Custom Configuration¶
Session Replay supports the masking of sensitive elements, and you can flexibly set the content to be masked according to business needs, such as phone numbers and other sensitive information. The following are specific methods:
Configuring Masking Through Element Attributes¶
You can add the data-gc-privacy attribute to elements that need to be masked, supporting the following four attribute values:
• allow: Allows data collection, no masking.
• mask: Masks content, displaying content in a masked form.
• mask-user-input: Masks user input, preventing the recording of sensitive input data.
• hidden: Completely hides content.
Example code:
<!-- Allows data collection -->
<div class="mobile" data-gc-privacy="allow">13523xxxxx</div>
<!-- Masks content -->
<div class="mobile" data-gc-privacy="mask">13523xxxxx</div>
<!-- Masks user input -->
<input class="mobile" data-gc-privacy="mask-user-input" value="13523xxxxx" />
<!-- Hides content -->
<div class="mobile" data-gc-privacy="hidden">13523xxxxx</div>
Configuring Masking Through Element Class Names¶
Supports masking by adding specific class names to elements. Currently, the following class names are supported:
• gc-privacy-allow: Allows data collection. • gc-privacy-mask: Masks content. • gc-privacy-mask-user-input: Masks user input. • gc-privacy-hidden: Completely hides content.
Example code:
<!-- Allows data collection -->
<div class="mobile gc-privacy-allow">13523xxxxx</div>
<!-- Masks content -->
<div class="mobile gc-privacy-mask">13523xxxxx</div>
<!-- Masks user input -->
<input class="mobile gc-privacy-mask-user-input" value="13523xxxxx" />
<!-- Hides content -->
<div class="mobile gc-privacy-hidden">13523xxxxx</div>
Using shouldMaskNode
to Implement Custom Node Masking Strategies¶
In some special scenarios, it may be necessary to customize the masking of specific DOM nodes. For example, in applications with high security levels, it may be desirable to uniformly mask all text content containing numerical values on the page. This requirement can be achieved by configuring the shouldMaskNode
callback function to implement more flexible privacy control strategies.
import { datafluxRum } from '@cloudcare/browser-rum'
datafluxRum.init({
applicationId: '<DATAFLUX_APPLICATION_ID>',
datakitOrigin: '<DATAKIT ORIGIN>',
service: 'browser',
env: 'production',
version: '1.0.0',
sessionSampleRate: 100,
sessionReplaySampleRate: 100,
trackInteractions: true,
defaultPrivacyLevel: 'mask-user-input' | 'mask' | 'allow',
shouldMaskNode: (node, privacyLevel) => {
if (node.nodeType === Node.TEXT_NODE) {
// If it is a text node, check if the content contains numbers
const textContent = node.textContent || ''
return /\d+/.test(textContent)
}
return false
},
})
datafluxRum.startSessionReplayRecording()

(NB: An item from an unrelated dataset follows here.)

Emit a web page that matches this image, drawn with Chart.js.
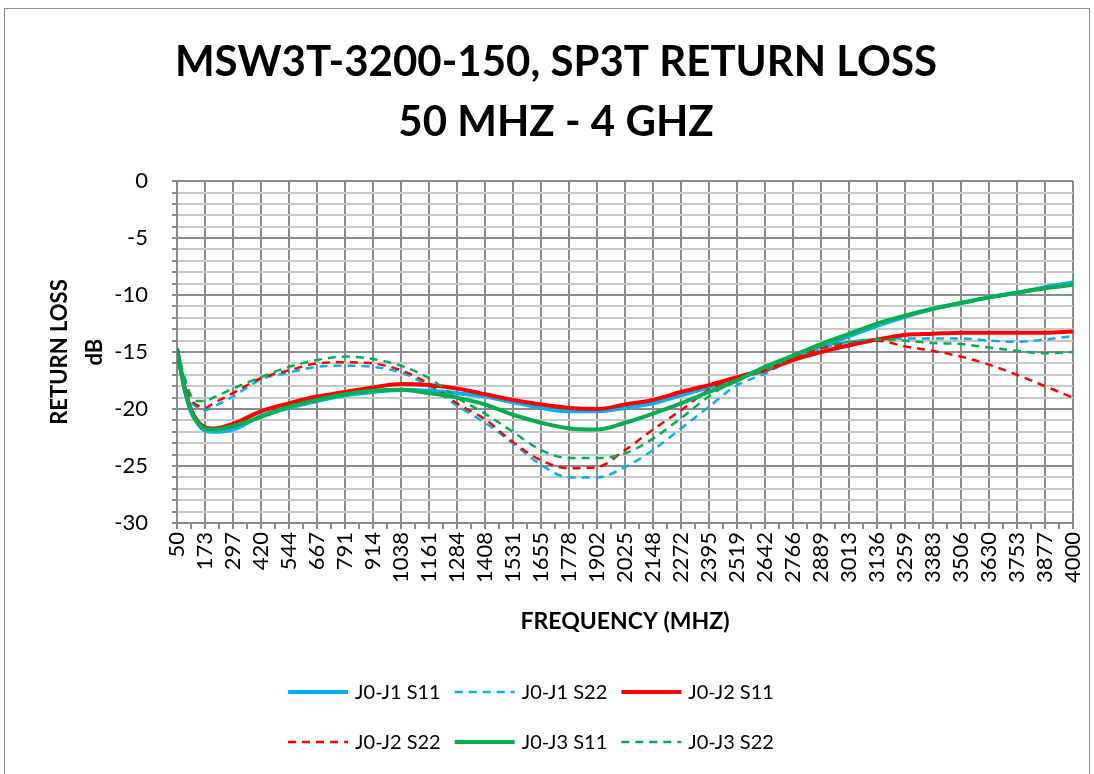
<!DOCTYPE html>
<html>
<head>
<meta charset="utf-8">
<script src="https://cdn.jsdelivr.net/npm/chart.js@4/dist/chart.umd.min.js"></script>
<style>
  html, body { margin: 0; padding: 0; background: #fff; }
  #wrap { width: 1094px; height: 774px; position: relative; }
</style>
</head>
<body>
<div id="wrap"><canvas id="rl" width="1094" height="774"></canvas></div>
<script>
// frequencies (MHz) the values were read at
const freqs = [50, 80, 111, 142, 173, 210, 297, 420, 544, 667, 791, 914, 1038, 1161, 1284, 1408, 1531, 1655, 1778, 1902, 2025, 2148, 2272, 2395, 2519, 2642, 2766, 2889, 3013, 3136, 3259, 3383, 3506, 3630, 3753, 3877, 4000];

// x axis tick labels
const tickLabels = [50, 173, 297, 420, 544, 667, 791, 914, 1038, 1161, 1284, 1408, 1531, 1655, 1778, 1902, 2025, 2148, 2272, 2395, 2519, 2642, 2766, 2889, 3013, 3136, 3259, 3383, 3506, 3630, 3753, 3877, 4000];

const j1S11 = [-14.7, -18.0, -20.2, -21.3, -21.9, -22.0, -21.8, -20.6, -19.9, -19.3, -18.8, -18.5, -18.3, -18.4, -18.6, -18.9, -19.4, -19.9, -20.2, -20.2, -19.9, -19.5, -18.8, -18.1, -17.3, -16.4, -15.5, -14.5, -13.6, -12.7, -11.9, -11.2, -10.7, -10.2, -9.8, -9.3, -8.9];
const j1S22 = [-14.7, -17.6, -19.3, -19.9, -20.1, -19.8, -18.9, -17.4, -16.8, -16.3, -16.2, -16.3, -16.8, -18.0, -19.7, -21.2, -23.0, -24.9, -26.0, -26.0, -25.1, -23.6, -21.7, -19.8, -17.9, -16.9, -15.6, -14.7, -14.1, -13.9, -13.8, -13.8, -13.8, -14.0, -14.1, -13.9, -13.6];
const j2S11 = [-14.7, -17.8, -20.0, -21.1, -21.6, -21.7, -21.3, -20.2, -19.5, -18.9, -18.5, -18.1, -17.8, -17.9, -18.2, -18.7, -19.2, -19.6, -19.9, -20.0, -19.6, -19.2, -18.5, -17.9, -17.2, -16.6, -15.7, -15.0, -14.4, -13.9, -13.5, -13.4, -13.3, -13.3, -13.3, -13.3, -13.2];
const j2S22 = [-14.7, -17.4, -19.1, -19.7, -19.9, -19.5, -18.6, -17.3, -16.6, -16.0, -15.9, -16.0, -16.6, -17.8, -19.5, -20.9, -22.9, -24.5, -25.2, -25.1, -23.6, -21.8, -20.1, -18.3, -17.2, -16.4, -15.5, -14.7, -14.2, -14.0, -14.5, -14.9, -15.4, -16.1, -17.0, -18.0, -19.0];
const j3S11 = [-14.7, -17.9, -20.1, -21.2, -21.7, -21.8, -21.5, -20.7, -19.8, -19.2, -18.7, -18.4, -18.3, -18.6, -19.0, -19.6, -20.5, -21.2, -21.7, -21.8, -21.2, -20.4, -19.5, -18.5, -17.5, -16.3, -15.3, -14.3, -13.4, -12.5, -11.8, -11.2, -10.7, -10.2, -9.8, -9.4, -9.1];
const j3S22 = [-14.7, -17.0, -18.8, -19.3, -19.3, -19.0, -18.2, -17.2, -16.3, -15.7, -15.4, -15.6, -16.2, -17.3, -19.0, -20.4, -22.0, -23.6, -24.3, -24.3, -23.9, -22.6, -20.8, -18.9, -17.4, -16.6, -15.4, -14.5, -14.1, -13.9, -14.0, -14.2, -14.3, -14.6, -14.9, -15.1, -15.0];

const BLUE = "#00B0F0", RED = "#FF0000", GREEN = "#00B050";
const FONT = "Lato";

function series(label, vals, color, dashed) {
  return {
    label: label,
    data: freqs.map((f, i) => ({ x: f, y: vals[i] })),
    borderColor: color,
    backgroundColor: color,
    borderWidth: dashed ? 2.5 : 4,
    borderDash: dashed ? [8, 6] : [],
    pointRadius: 0,
    cubicInterpolationMode: "monotone",
    fill: false,
  };
}

const datasets = [
  series("J0-J1 S11", j1S11, BLUE, false),
  series("J0-J1 S22", j1S22, BLUE, true),
  series("J0-J2 S11", j2S11, RED, false),
  series("J0-J2 S22", j2S22, RED, true),
  series("J0-J3 S11", j3S11, GREEN, false),
  series("J0-J3 S22", j3S22, GREEN, true),
];
// later series on top, like the original
datasets.forEach((d, i) => (d.order = datasets.length - i));

// legend in two rows of three, plus the outer frame
const legendRows = {
  id: "legendRows",
  afterDraw(chart) {
    const ctx = chart.ctx;
    ctx.save();
    ctx.strokeStyle = "#8c8c8c";
    ctx.lineWidth = 1;
    ctx.strokeRect(4.5, 8.5, 1085, 800);

    ctx.font = "20px " + FONT;
    ctx.textBaseline = "middle";
    ctx.fillStyle = "#000";
    const lineLen = 60, gapText = 7, gapItem = 14;
    const rows = [datasets.slice(0, 3), datasets.slice(3, 6)];
    const rowY = [692, 742];
    rows.forEach((row, r) => {
      const widths = row.map((d) => lineLen + gapText + ctx.measureText(d.label).width);
      const total = widths.reduce((a, b) => a + b, 0) + gapItem * (row.length - 1);
      let x = 531 - total / 2;
      row.forEach((d, k) => {
        ctx.beginPath();
        ctx.strokeStyle = d.borderColor;
        ctx.lineWidth = d.borderWidth;
        ctx.setLineDash(d.borderDash);
        ctx.moveTo(x, rowY[r]);
        ctx.lineTo(x + lineLen, rowY[r]);
        ctx.stroke();
        ctx.setLineDash([]);
        ctx.fillText(d.label, x + lineLen + gapText, rowY[r] + 1);
        x += widths[k] + gapItem;
      });
    });
    ctx.restore();
  },
};

new Chart(document.getElementById("rl"), {
  type: "line",
  data: { datasets: datasets },
  plugins: [legendRows],
  options: {
    responsive: false,
    animation: false,
    layout: { padding: { left: 39, right: 21, top: 0, bottom: 134 } },
    plugins: {
      legend: { display: false },
      tooltip: { enabled: false },
      title: {
        display: true,
        text: ["MSW3T-3200-150, SP3T RETURN LOSS", "50 MHZ - 4 GHZ"],
        color: "#000",
        font: { family: FONT, size: 42, weight: "bold", lineHeight: 1.43 },
        padding: { top: 32, bottom: 29 },
      },
    },
    scales: {
      x: {
        type: "linear",
        min: 50,
        max: 4000,
        afterBuildTicks(scale) {
          const t = [];
          tickLabels.forEach((v, i) => {
            t.push({ value: v });
            if (i < tickLabels.length - 1) t.push({ value: (v + tickLabels[i + 1]) / 2 });
          });
          scale.ticks = t;
        },
        afterFit(scale) {
          scale.height = 117;
          scale.paddingRight = 0;
        },
        ticks: {
          autoSkip: false,
          minRotation: 90,
          maxRotation: 90,
          padding: 3,
          color: "#000",
          font: { family: FONT, size: 22 },
          callback: (v) => (tickLabels.includes(v) ? String(v) : ""),
        },
        grid: {
          color: (c) => (c.tick && tickLabels.includes(c.tick.value) ? "#8c8c8c" : "rgba(0,0,0,0)"),
          tickColor: "#8c8c8c",
          lineWidth: 2,
          tickLength: 6,
        },
        border: { color: "#8c8c8c", width: 2 },
        title: {
          display: true,
          text: "FREQUENCY (MHZ)",
          color: "#000",
          font: { family: FONT, size: 23, weight: "bold", lineHeight: 1.2 },
          padding: { top: 5, bottom: 5 },
        },
      },
      y: {
        min: -30,
        max: 0,
        afterFit(scale) { scale.width = 177 - 39; },
        ticks: {
          stepSize: 1,
          autoSkip: false,
          maxTicksLimit: 40,
          padding: 24,
          color: "#000",
          font: { family: FONT, size: 22 },
          callback: (v) => (v % 5 === 0 ? String(v) : ""),
        },
        grid: {
          color: (c) => (c.tick && c.tick.value % 5 === 0 ? "#8c8c8c" : "#c8c8c8"),
          tickColor: "#8c8c8c",
          lineWidth: 2,
          tickLength: 5,
        },
        border: { color: "#8c8c8c", width: 2 },
        title: {
          display: true,
          text: ["RETURN LOSS", "dB"],
          color: "#000",
          font: { family: FONT, size: 22, weight: "bold", lineHeight: 1.6 },
          padding: { top: 3, bottom: 0 },
        },
      },
    },
  },
});
</script>
</body>
</html>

In the above example, the shouldMaskNode function will judge all text nodes. If the content contains numbers (such as amounts, phone numbers, etc.), it will automatically perform masking processing, thereby enhancing the privacy protection capability of user data.
Some Recommendations
-
Priority Rules:
• If both data-gc-privacy attributes and class names are set, it is recommended to determine the priority according to the project documentation.
-
Use Cases:
• allow: Suitable for regular data that does not require masking.
• mask: Suitable for sensitive data that needs to be displayed in a masked form, such as phone numbers.
• mask-user-input: Suitable for scenarios where input content needs to be protected, such as password fields.
• hidden: Suitable for content that you do not want to display or record. -
Best Practices:
• Prioritize simple and clear methods (such as class names or attributes) to ensure accurate configuration.
• In high-sensitivity data scenarios, such as user privacy forms, it is recommended to use mask-user-input or hidden.
Through the above methods, you can flexibly configure the masking rules of sensitive elements, improve data security, and meet business compliance requirements.